In a broader sense, the third law is the foundation of the conservation of momentum. In a closed system where no external forces are acting, the total momentum remains constant because all internal forces occur in equal and opposite pairs. If two ice skaters push off from each other, they will move in opposite directions. The skater with less mass will move away with a higher velocity, but the total momentum (mass times velocity) of the two skaters will sum to zero, exactly as it was before they pushed. This conservation principle is a direct consequence of the reciprocal nature of forces and is one of the most powerful laws in all of physics, governing everything from subatomic particle collisions to the merging of galaxies.

Real World Examples of Newton's Laws

Propulsion Systems in Modern Aerospace

The field of aerospace engineering is essentially a massive application of Newton's laws of motion. Rocket propulsion is the most dramatic example of the third law in action. A rocket engine works by accelerating hot gases out of a rear nozzle at extremely high speeds. As the engine pushes the exhaust gas backward (action), the gas pushes the rocket forward (reaction). A common misconception is that the exhaust needs something to "push against," like the ground or the atmosphere; in reality, the rocket works best in a vacuum because there is no air resistance to oppose its forward motion. The thrust generated is a direct result of the rate at which mass is expelled and the velocity of that mass, perfectly aligning with the $F = dp/dt$ formulation of the second law.

Once a spacecraft is in orbit, the first law takes over to maintain its trajectory. A satellite orbiting the Earth is essentially in a state of perpetual freefall. It has a high forward velocity (inertia) that wants to carry it in a straight line out into space, while the Earth's gravity exerts a centripetal force that pulls it toward the center. When these forces are perfectly balanced, the satellite follows a curved path that matches the curvature of the Earth. By understanding the precise relationship between force, mass, and acceleration, mission controllers can use small thrusters to perform "orbital maneuvers," applying just enough force to change the craft's momentum and move it to a new path or a different altitude.

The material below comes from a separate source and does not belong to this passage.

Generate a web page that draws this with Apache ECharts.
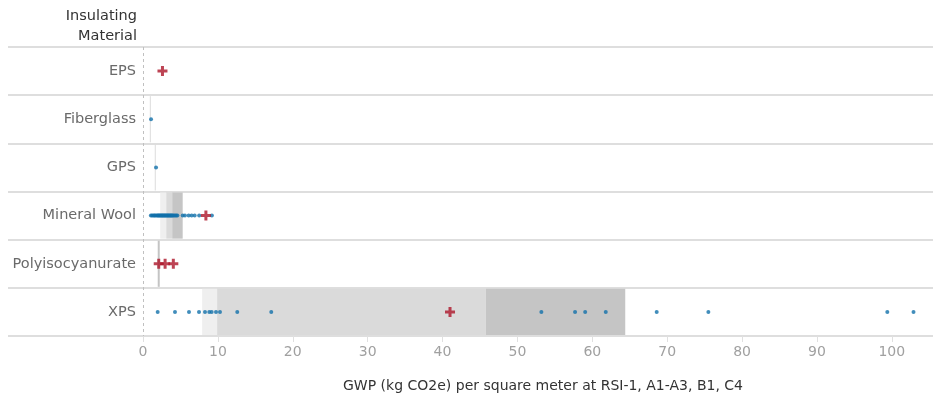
<!DOCTYPE html>
<html>
<head>
<meta charset="utf-8">
<script src="https://cdn.jsdelivr.net/npm/echarts@6/dist/echarts.min.js"></script>
<style>
  html, body { margin: 0; padding: 0; background: #fff; }
  #chart { width: 933px; height: 400px; }
</style>
</head>
<body>
<div id="chart"></div>
<script>
// GWP per square meter by insulating material

const materials = ['EPS', 'Fiberglass', 'GPS', 'Mineral Wool', 'Polyisocyanurate', 'XPS'];

// blue dots: individual products
const fiberglassPoints = [1.07];
const gpsPoints = [1.74];
const mineralWoolPoints = [
  1.05, 1.2, 1.35, 1.5, 1.6, 1.75, 1.9, 2.0, 2.1, 2.2, 2.3, 2.4, 2.5, 2.6, 2.7,
  2.8, 2.9, 3.0, 3.1, 3.2, 3.3, 3.4, 3.5, 3.6, 3.7, 3.8, 3.9, 4.0, 4.15, 4.3,
  4.45, 4.6, 5.3, 5.6, 6.1, 6.5, 6.9, 7.5, 9.2
];
const xpsPoints = [
  1.96, 4.27, 6.14, 7.48, 8.28, 8.85, 9.17, 9.75, 10.28, 12.59, 17.13,
  53.2, 57.7, 59.05, 61.8, 68.6, 75.5, 99.4, 102.9
];

// red crosses: averages
const epsCrosses = [2.6];
const mineralWoolCrosses = [8.4];
const polyisoCrosses = [2.1, 2.95, 4.05];
const xpsCrosses = [41.0];

// reference bands: [row, from, to, shade]
const bands = [
  [3, 2.3, 3.1, 0], [3, 3.1, 3.9, 1], [3, 3.9, 5.3, 2],
  [5, 7.9, 9.9, 0], [5, 9.9, 45.8, 1], [5, 45.8, 64.4, 2]
];
// reference lines: [row, value, style]
const refLines = [[1, 0.98, 0], [2, 1.64, 0], [4, 2.1, 1]];

const shades = ['#efefef', '#dadada', '#c5c5c5'];
const blue = '#1170aa';
const red = '#ac1529';
const plus = 'path://M3.5,0H6.5V3.5H10V6.5H6.5V10H3.5V6.5H0V3.5H3.5Z';
const font = 'DejaVu Sans';

const toPairs = (vals, cat) => vals.map(v => [v, cat]);

const chart = echarts.init(document.getElementById('chart'));

const option = {
  animation: false,
  grid: [
    { left: 143, right: 0, top: 47, bottom: 64 },
    { left: 8, width: 135, top: 47, bottom: 64 }
  ],
  xAxis: [
    {
      type: 'value',
      min: 0,
      max: 105.5,
      interval: 10,
      axisLine: { show: false },
      axisTick: { show: true, length: 6, lineStyle: { color: '#e0e0e0' } },
      splitLine: { show: false },
      axisLabel: {
        showMaxLabel: false,
        color: '#a0a0a0',
        fontSize: 14,
        fontFamily: font,
        margin: 9
      },
      name: 'GWP (kg CO2e) per square meter at RSI-1, A1-A3, B1, C4',
      nameLocation: 'middle',
      nameGap: 43,
      nameTextStyle: {
        color: '#333',
        fontSize: 14,
        fontFamily: font,
        padding: [0, 0, 0, 10]
      }
    },
    { type: 'value', gridIndex: 1, show: false, min: 0, max: 1 }
  ],
  yAxis: [
    {
      type: 'category',
      data: materials,
      inverse: true,
      axisLine: { show: false },
      axisTick: { show: false },
      splitLine: { show: true, lineStyle: { color: '#dedede', width: 2 } },
      axisLabel: {
        color: '#6a6a6a',
        fontSize: 14.5,
        fontFamily: font,
        margin: 7
      }
    },
    {
      type: 'category',
      gridIndex: 1,
      data: materials,
      inverse: true,
      axisLine: { show: false },
      axisTick: { show: false },
      axisLabel: { show: false },
      splitLine: { show: true, lineStyle: { color: '#dedede', width: 2 } }
    }
  ],
  graphic: [
    {
      type: 'text',
      x: 137,
      y: 6,
      style: {
        text: 'Insulating\nMaterial',
        textAlign: 'right',
        fill: '#333',
        font: '14.5px "DejaVu Sans"',
        lineHeight: 20
      }
    }
  ],
  series: [
    {
      type: 'custom',
      silent: true,
      z: 1,
      encode: { x: [1, 2], y: 0 },
      data: bands,
      renderItem: (params, api) => {
        const cat = api.value(0);
        const p0 = api.coord([api.value(1), cat]);
        const p1 = api.coord([api.value(2), cat]);
        const h = api.size([0, 1])[1];
        return {
          type: 'rect',
          shape: { x: p0[0], y: p0[1] - h / 2 + 1, width: p1[0] - p0[0], height: h - 2 },
          style: { fill: shades[api.value(3)] }
        };
      }
    },
    {
      type: 'custom',
      silent: true,
      z: 2,
      encode: { x: 1, y: 0 },
      data: refLines,
      renderItem: (params, api) => {
        const cat = api.value(0);
        const p = api.coord([api.value(1), cat]);
        const h = api.size([0, 1])[1];
        const strong = api.value(2) === 1;
        return {
          type: 'line',
          shape: { x1: p[0], y1: p[1] - h / 2 + 1, x2: p[0], y2: p[1] + h / 2 - 1 },
          style: { stroke: strong ? '#c4c4c4' : '#dcdcdc', lineWidth: strong ? 2 : 1 }
        };
      }
    },
    {
      type: 'scatter',
      z: 3,
      symbol: 'circle',
      symbolSize: 4,
      itemStyle: { color: blue },
      data: [].concat(
        toPairs(fiberglassPoints, 'Fiberglass'),
        toPairs(gpsPoints, 'GPS'),
        toPairs(mineralWoolPoints, 'Mineral Wool'),
        toPairs(xpsPoints, 'XPS')
      ),
      markLine: {
        silent: true,
        symbol: 'none',
        label: { show: false },
        lineStyle: { color: '#c0c0c0', type: [3, 3], width: 1 },
        data: [{ xAxis: 0 }]
      }
    },
    {
      type: 'scatter',
      z: 4,
      symbol: plus,
      symbolSize: 10,
      itemStyle: { color: red },
      data: [].concat(
        toPairs(epsCrosses, 'EPS'),
        toPairs(mineralWoolCrosses, 'Mineral Wool'),
        toPairs(polyisoCrosses, 'Polyisocyanurate'),
        toPairs(xpsCrosses, 'XPS')
      )
    }
  ]
};

chart.setOption(option);
</script>
</body>
</html>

Structural Integrity and Mechanical Stress

Newton's laws are equally vital in stationary applications, such as civil engineering and architecture. When a bridge is designed, engineers must ensure that it remains in a state of static equilibrium, meaning the net force and net torque on every component must be zero. The weight of the vehicles on the bridge (an application of the second law where $a=g$) must be perfectly countered by the upward reaction forces from the piers and suspension cables (the third law). If the load exceeds the structural capacity, the material will begin to deform or accelerate—leading to a catastrophic collapse as the system moves from equilibrium into the dynamics of the second law.

In mechanical systems, Newton's laws help determine the mechanical stress and strain that parts must endure. For instance, in a car engine, the pistons experience massive accelerations thousands of times per minute. Designers use $F = ma$ to calculate the forces these pistons exert on the connecting rods and crankshaft. If the mass of the piston is too high or the engine rotates too fast, the resulting forces can exceed the strength of the steel, causing the engine to "throw a rod." By applying Newtonian logic, engineers can optimize the mass of moving parts to reduce wear and increase efficiency, ensuring that the machine can withstand the reciprocal forces inherent in its operation.

Boundaries of the Classical Mechanical Model

Limitations at Relativistic Velocities

While Newton's laws of motion are exceptionally accurate for the vast majority of human experiences, they are not absolute truths of the universe. They are approximations that hold true only under certain conditions. The first major boundary occurs at velocities approaching the speed of light ($c \approx 300,000$ kilometers per second). As an object moves faster, Albert Einstein's theory of Special Relativity reveals that its mass is not a constant; rather, it increases as it approaches the speed of light. Consequently, the simple linear relationship of $F = ma$ fails. In the relativistic realm, even if you continue to apply a constant force, the object's acceleration will decrease as it nears the cosmic speed limit, and time itself will begin to dilate relative to a stationary observer.

For most practical engineering—such as building cars or even flying commercial jets—these relativistic effects are so minuscule that they can be ignored. However, for technologies like the Global Positioning System (GPS), which relies on high-speed satellites and incredibly precise timing, Newtonian mechanics is not sufficient. The clocks on GPS satellites must be corrected for both the speed of their motion and the strength of the Earth's gravity to provide accurate location data. This highlights a key theme in science: older theories are rarely "wrong" in their entirety; instead, they are usually found to be specific cases of a more general, more complex set of laws that apply across a wider range of scales.

The Influence of Gravitation and Field Theory

Another boundary of the Newtonian model lies in its description of gravity. Newton treated gravity as an instantaneous force acting at a distance between two masses. While this was sufficient to calculate the orbits of planets, it did not explain how that force was transmitted through a vacuum. In the early 20th century, General Relativity replaced the Newtonian "force" with the concept of spacetime curvature. In this view, massive objects like the Sun do not "pull" on the Earth; instead, they warp the fabric of space and time around them, and the Earth simply follows the straightest possible path (a geodesic) through that curved space. This accounted for anomalies that Newton's laws could not, such as the slight shift in the orbit of Mercury.

Furthermore, at the scale of atoms and subatomic particles, Newton's laws are completely superseded by quantum mechanics. In the quantum world, objects do not have definite positions and velocities until they are measured; instead, they exist in a state of probability. The very idea of a "force" acting on a "particle" to produce a predictable "acceleration" breaks down when confronted with the Heisenberg Uncertainty Principle. Despite these boundaries at the extreme edges of speed and size, Newton's laws remain the primary language of the physical world we inhabit. They provide the logical structure for our understanding of the macro-environment, proving that the vision of a 17th-century mathematician still dictates the way we build, move, and explore the universe today.